Enhanced Climate Action
TerraGreen|February 2021
Neha Pahuja and Mekhala Sastry analyse the possibilities in India vis-á-vis enhanced climate action. They conclude that while India is committed to NDC till 2030, a sectoral approach is necessary to reduce emissions and broaden the ambit of climate action in the country. However, it is important to note that success of this strategy requires coordinated effort not just in sectors but across scales as well.

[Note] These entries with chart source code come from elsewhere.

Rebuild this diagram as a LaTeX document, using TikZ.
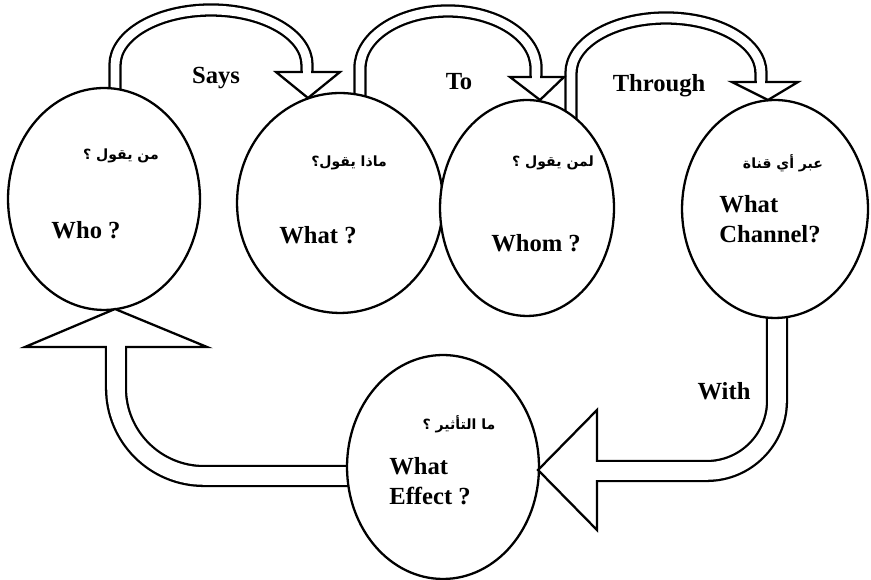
\documentclass[tikz,border=0pt]{standalone}
\usepackage{fontspec}
\setmainfont{Liberation Serif}
\newfontfamily\arabicfont[Script=Arabic]{DejaVu Sans}
\TeXXeTstate=1
\usetikzlibrary{shapes.geometric,positioning,calc,backgrounds}

\begin{document}
\begin{tikzpicture}[x=0.02cm,y=0.02cm,
      bubble/.style={draw,ellipse,line width=1.3pt,fill=white,inner sep=0pt},
      shaft/.style={line width=1.3pt,double=white,double distance=5pt},
      wideshaft/.style={line width=1.3pt,double=white,double distance=10pt},
      head/.style={draw,fill=white,line width=1.3pt,line join=miter},
      seam/.style={white,line width=#1},
      lbl/.style={font=\fontsize{14}{17}\selectfont\bfseries},
      ar/.style={font=\arabicfont\fontsize{8}{10}\selectfont\bfseries}
      ]
      \useasboundingbox (0,0) rectangle (871,580);
      \node[bubble,minimum width=3.84cm,minimum height=4.44cm] (Who) at (104,381) {};
      \node[bubble,minimum width=4.12cm,minimum height=4.40cm] (What) at (340,377) {};
      \node[bubble,minimum width=3.48cm,minimum height=4.32cm] (Whom) at (527,372) {};
      \node[bubble,minimum width=3.72cm,minimum height=4.36cm] (Channel) at (775,371) {};
      \node[bubble,minimum width=3.84cm,minimum height=4.48cm] (Effect) at (443,113) {};

      \begin{scope}[on background layer]
        \draw[shaft] ($(Who.north)+(11,-20)$) -- (115,515) arc[start angle=180,end angle=0,x radius=96,y radius=55] -- (307,508);
        \draw[shaft] ($(What.north)+(20,-20)$) -- (360,512) arc[start angle=180,end angle=0,x radius=88,y radius=57] -- (536,503);
        \draw[shaft] ($(Whom.north)+(44,-20)$) -- (571,507) arc[start angle=180,end angle=0,x radius=95,y radius=55] -- (761,498);
        \draw[wideshaft,rounded corners=40pt] ($(Channel.south)+(2,20)$) -- (777,109) -- (597,109);
        \draw[wideshaft,rounded corners=50pt] ($(Effect.west)+(15,-9)$) -- (116,104) -- (116,233);
      \end{scope}

      % arrow heads
      \draw[head] (276,508) -- (340,508) -- (308,482) -- cycle;
      \draw[head] (510,503) -- (564,503) -- (540,480) -- cycle;
      \draw[head] (732,498) -- (798,498) -- (768,480) -- cycle;
      \draw[head] (597,170) -- (597,50) -- (538,110) -- cycle;
      \draw[head] (25,233) -- (207,233) -- (115,271) -- cycle;
      \draw[seam=5pt] (307,511) -- (307,505);
      \draw[seam=5pt] (536,506) -- (536,500);
      \draw[seam=5pt] (761,501) -- (761,495);
      \draw[seam=10pt] (600,109) -- (594,109);
      \draw[seam=10pt] (116,230) -- (116,236);

      \node[lbl] (says) at (216,502) {Says};
      \node[lbl] (to) at (459,498) {To};
      \node[lbl] (through) at (659,494) {Through};
      \node[lbl] (with) at (724,189) {With};

      \node[ar] (ar1) at (121,424) {\beginR من يقول ؟\endR};
      \node[ar] (ar2) at (349,417) {\beginR ماذا يقول؟\endR};
      \node[ar] (ar3) at (553,417) {\beginR لمن يقول ؟\endR};
      \node[ar] (ar4) at (783,417) {\beginR عبر أي قناة\endR};
      \node[ar] (ar5) at (459,156) {\beginR ما التأثير ؟\endR};

      \node[lbl] (en1) at (86,350) {Who ?};
      \node[lbl] (en2) at (318,345) {What ?};
      \node[lbl] (en3) at (536,337) {Whom ?};
      \node[lbl,align=left] (en4) at (770,361) {What\\Channel?};
      \node[lbl,align=left] (en5) at (430,99) {What\\Effect ?};
    \end{tikzpicture}
\end{document}
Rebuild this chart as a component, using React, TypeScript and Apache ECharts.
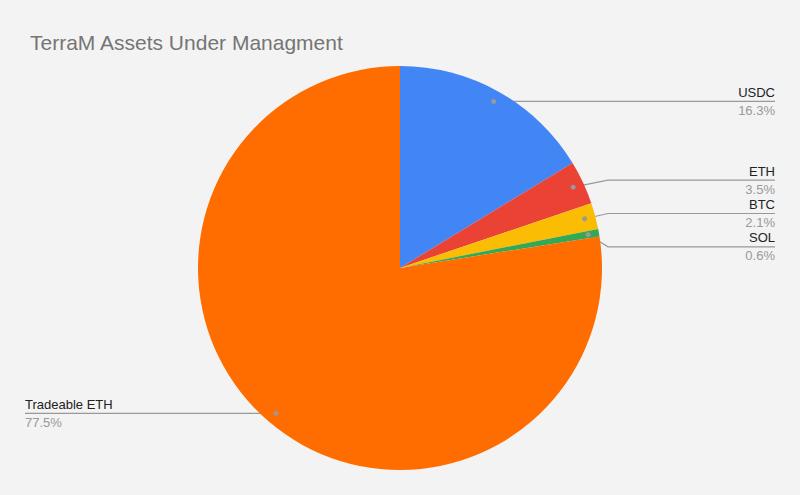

Neha Pahuja and Mekhala Sastry 

India’s climate action is embedded in its developmental policy and local environmental benefits. The development pathway of India is marked by the dependence on climate-sensitive sectors—agriculture, water, health, infrastructure, natural ecosystems, and forestry and energy. This makes the socio-economic system of the country highly vulnerable to climate change and its impacts. India ranks 14 on the Climate Risk Index 2020 released by Germanwatch. Each year, weather-related extreme events lead to the loss of life in the thousands and economic losses in the billions. These risks have, especially in recent times, accumulated and intensified further straining the limited resources that are available for management and recovery. Scientific evidence further suggests that this trend of compounded risks shall also continue, and as a consequence, this will have a cascading effect across all sectors. In light of a significant developmental deficit in the country—addressing the challenges of increasing frequency of disasters, inadequate infrastructure, and climate change impacts necessitate building resilience in the long run.

As a Party to the Paris Agreement, India is well on track to meet (and exceed) two out of three of its quantified Nationally Determined Contribution (NDC) targets by 2030, namely: (i) reducing the emissions intensity of GDP by 33–35 per cent from 2005 levels; (ii) 40 per cent non-fossil fuel electric installed capacity in 2030. Its progress in respect of the third target involving 2.5–3GtCO 2 e additional carbon sinks is mixed. India is the only G20 country whose Paris pledges for 2030 are compliant with a 2°C pathway. India has also been at the forefront of renewable energy growth and electricity sector decarbonization. The country has also shown its willingness to lead on climate action internationally with initiatives, such as the International Solar Alliance (ISA) and Coalition for Disaster Resilient Infrastructure (CDRI).